Frente al inmovilismo de quienes tienen miedo, auténtico pavor, a perder la posición, y frente a quienes aspiran a pescar en rio revuelto, tenemos ante nosotros una magnífica oportunidad para acometer una profunda reforma del orden político, social, y económico. Una reforma que coloque en el centro del sistema al ser humano, el gran convidado de piedra de esta gran farsa que está echando por tierra tantos años de luchas y esfuerzos en pro de la libertad y los derechos.
El populismo, tal y como se presenta en el tiempo en que vivimos, presenta muchas caras, muchas expresiones. Sin embargo, a pesar de las diferentes puestas en escena que ofrece, hay una serie de rasgos comunes que se refieren a la retórica empleada, al liderazgo carismático y, sobre todo, a una peculiar forma ideológica de gobernar más allá de políticas concretas y perceptibles.
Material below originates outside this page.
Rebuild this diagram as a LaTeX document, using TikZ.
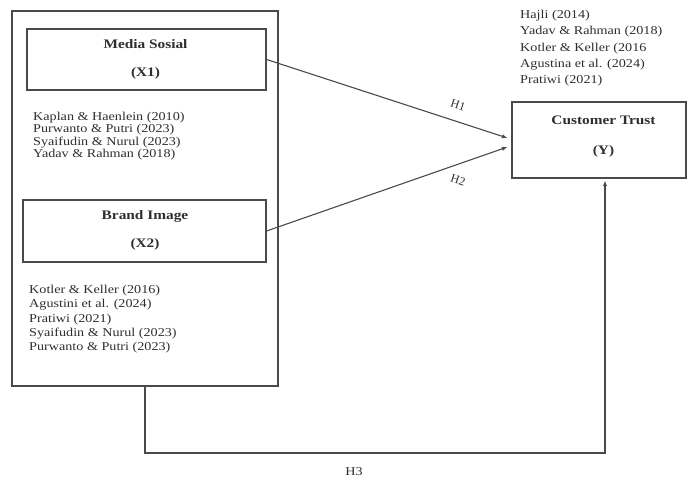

Otro rasgo que caracteriza a los populismos es que crecen en períodos de gran contestación social y política en los que se pretenden construir nuevos espacios políticos, en momentos en los que el ciudadano quiere ser el centro de la nueva política, de la nueva forma de encarar los problemas sociales a causa de la crisis en la que está sumida la versión estática del sistema político.
Ordinariamente, la emergencia de los populismos tiene una relación directa con la aparición de líderes con capacidad de conectar con las masas sociales, dirigentes dotados de una especial sensibilidad para comprender los problemas reales de los ciudadanos con una excepcional capacidad de persuasión. Obviamente, para que germine el populismo, es menester que los actores políticos del momento no estén en condiciones de mantener una línea de comunicación con la población convincente a causa, por ejemplo, de su falta de compromiso para hacer las reformas que se demandan por todo el cuerpo social.
Si nos fijamos en la forma de comunicación elegida por los líderes populistas nos encontramos con expresiones cercanas que incluyen anécdotas personales y ejemplos concretos, apelaciones constantes a la participación del pueblo y una capacidad de reacción notable en relación con los problemas que aparecen en cada momento. Estos populismos encierran una gran carga de emotivismo que conecta con las desdichas y malaventuras de miles de personas que sufren con lasituación actual.
Casi todos los populismos actuales coinciden en su unánime clamor de democracia real. El problema aparece cuándo el populismo popular, valga la redundancia, no responde al cliché, al estereotipo diseñado por los intelectuales de salón del populismo. En efecto, hay un populismo sano, que es el que procede de las demandas y reclamaciones del pueblo que se refieren a la mejora de la democracia, al aumento de la participación, a las protestas contra las leoninas condiciones de las hipotecas o a la necesidad de que los partidos y los sindicatos se abran de verdad a la democracia. Y hay un populismo ideológico, que es el que se conforma y construye en los gabinetes de los intelectuales, aquel en el que se pretenden imponer las preferencias y gustos de la tecnoestructura del populismo.
Es el caso, por ejemplo, de la crítica que se hace a la Unión Europea y al tan cacareado déficit democrático. En efecto, poco que decir a tal reivindicación. Sin embargo, cómo es posible que se hable de mejorar los mecanismos de participación del pueblo en las políticas comunitarias por un lado, y por otro, se minusvalore la voluntad de 1.7 millones de europeos que firmaron el manifiesto Uno de nosotros en defensa del embrión humano. ¿Es qué porque tal petición no es del agrado de las minorías tecnosistémicas hay que tirar a la papelera la petición de tantos cientos de miles de ciudadanos de la Unión?.